Alcolumbre já afirmou que a votação em plenário do projeto de lei em tramitação no Senado só acontecerá após a elaboração de um novo acordo com a Câmara. Isso só ocorrerá em 2020.
A RELEVÂNCIA DO ASSUNTO
Caso a prisão logo após a segunda instância seja aprovada pelo Congresso, cerca de 5.000 réus serão imediatamente afetados, segundo dados do CNJ (Conselho Nacional de Justiça). Esse é o número de pessoas que já tiveram sua prisão decretada após serem condenados em segundo grau e representa menos de 1% das mais de 812 mil pessoas que já estão presas no Brasil (41,5% delas sem julgamento).
PRISÃO EM 2 º INSTÂNCIA
CONTRA
Quem é contrário à prisão em segunda instância diz que ela fere a presunção de inocência. Sustenta que é preciso que um processo chegue totalmente ao fim, que transite em julgado, no jargão jurídico, para que alguém cumpra de fato a pena imposta.
A FAVOR
Quem é a favor da prisão em segunda instância diz que o excesso de recursos no Brasil, somado à lentidão da Justiça brasileira, leva à impunidade.
O CASO EMBEMÁTICO DE LULA
O caso mais emblemático que pode ser atingido por uma nova alteração da regra sobre o momento das prisões no Brasil é o de Luiz Inácio Lula da Silva.
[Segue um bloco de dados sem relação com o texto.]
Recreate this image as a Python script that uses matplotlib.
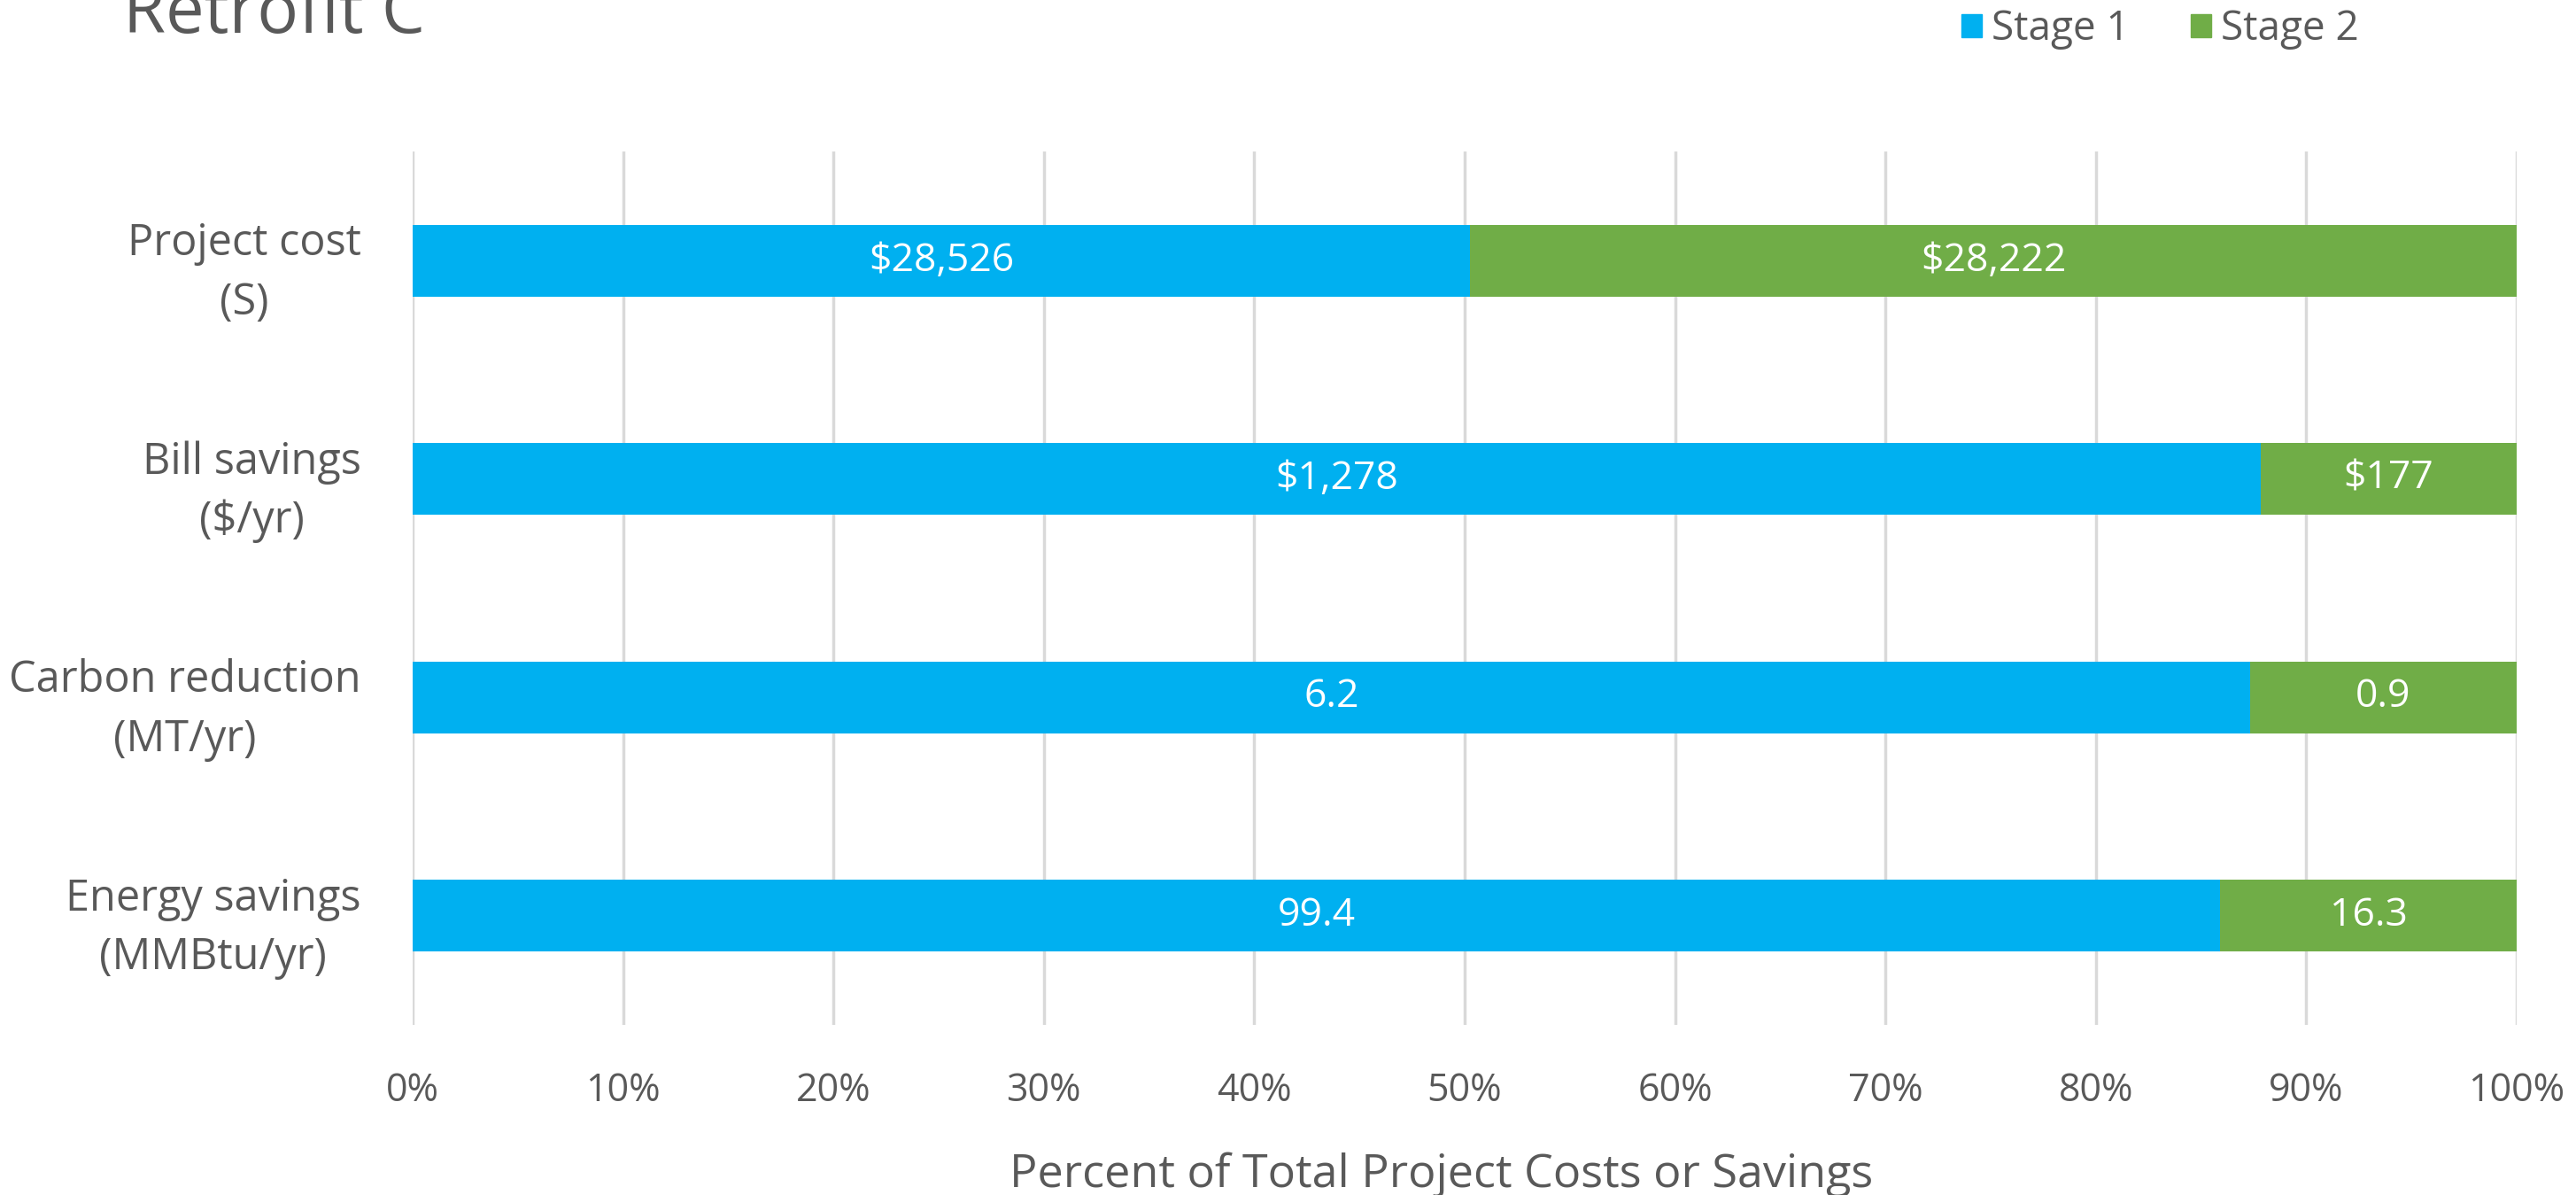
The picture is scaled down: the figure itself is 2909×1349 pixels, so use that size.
import matplotlib
matplotlib.use("Agg")
import matplotlib.pyplot as plt
from matplotlib.patches import Patch
import numpy as np

categories = ["Project cost\n(S)", "Bill savings\n($/yr)", "Carbon reduction\n(MT/yr)", "Energy savings\n(MMBtu/yr)"]
stage1 = [28526, 1278, 6.2, 99.4]
stage2 = [28222, 177, 0.9, 16.3]
stage1_labels = ["$28,526", "$1,278", "6.2", "99.4"]
stage2_labels = ["$28,222", "$177", "0.9", "16.3"]
xticks = [0, 10, 20, 30, 40, 50, 60, 70, 80, 90, 100]

plt.rcParams['font.family'] = ['Open Sans', 'DejaVu Sans']
TXT = "#595959"
BLUE = "#00B0F0"
GREEN = "#70AD47"

W, H = 2909, 1349
fig = plt.figure(figsize=(W/100, H/100), dpi=100)
left, right = 466/W, 2842/W
top, bottom = 1 - 171/H, 1 - 1157/H
ax = fig.add_axes([left, bottom, right-left, top-bottom])

s1 = np.array(stage1, float)
s2 = np.array(stage2, float)
tot = s1 + s2
p1 = s1/tot*100
p2 = s2/tot*100
y = np.arange(len(categories))
bh = 0.33
ax.barh(y, p1, height=bh, color=BLUE, zorder=3)
ax.barh(y, p2, left=p1, height=bh, color=GREEN, zorder=3)
for i in range(len(y)):
    ax.text(p1[i]/2, y[i], stage1_labels[i], ha='center', va='center', color='white', fontsize=32, zorder=4)
    ax.text(p1[i] + p2[i]/2, y[i], stage2_labels[i], ha='center', va='center', color='white', fontsize=32, zorder=4)

ax.set_xlim(0, 100)
ax.set_ylim(len(categories)-0.5, -0.5)
ax.set_xticks(xticks)
ax.set_xticklabels([f"{t}%" for t in xticks])
ax.set_yticks(y)
ax.set_yticklabels(categories, multialignment='center', linespacing=1.45, fontsize=35)
ax.tick_params(axis='both', length=0, colors=TXT)
ax.tick_params(axis='x', pad=38, labelsize=31)
ax.tick_params(axis='y', pad=42)
ax.grid(axis='x', color='#D9D9D9', linewidth=2.5, zorder=0)
for s in ax.spines.values():
    s.set_visible(False)
ax.set_xlabel("Percent of Total Project Costs or Savings", fontsize=37.5, color=TXT, labelpad=33)
ax.xaxis.label.set_x(0.489)

fig.text(139/W, 1 - 37/H, "Retrofit C", fontsize=56, color=TXT, ha='left', va='baseline')

handles = [Patch(color=BLUE, label="Stage 1"), Patch(color=GREEN, label="Stage 2")]
fig.legend(handles=handles, loc='center left', bbox_to_anchor=(2215/W, 1 - 33/H), ncol=2,
           frameon=False, fontsize=33, handlelength=0.5, handleheight=0.5,
           handletextpad=0.25, columnspacing=1.5, borderpad=0, borderaxespad=0,
           labelcolor=TXT)

fig.savefig("out.png", dpi=100)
O ex-presidente foi preso em abril de 2018 justamente porque, naquele momento, o Supremo entendia que a prisão em segunda instância já era possível. O petista acabou solto em novembro de 2019 após o tribunal mudar de entendimento.
Atualmente, Lula está condenado por corrupção e lavagem de dinheiro no caso tríplex em duas instâncias e um tribunal superior: na primeira, em sentença dada em Curitiba por Moro quando ele era juiz da Lava Jato, na segunda, por votos de três desembargadores do Tribunal Regional Federal da 4ª Região, em Porto Alegre, e no Superior Tribunal de Justiça, por decisão de quatro ministros.
O ex-presidente também já está condenado em duas instâncias no caso do sítio de Atibaia. A sentença foi proferida pela juíza substituta Gabriela Hardt, de Curitiba, e confirmada, na segunda instância, por três desembargadores do Tribunal Regional Federal da 4ª Região, em Porto Alegre. Lula diz ser alvo de uma perseguição jurídica que tenta tirá-lo da disputa política nacional.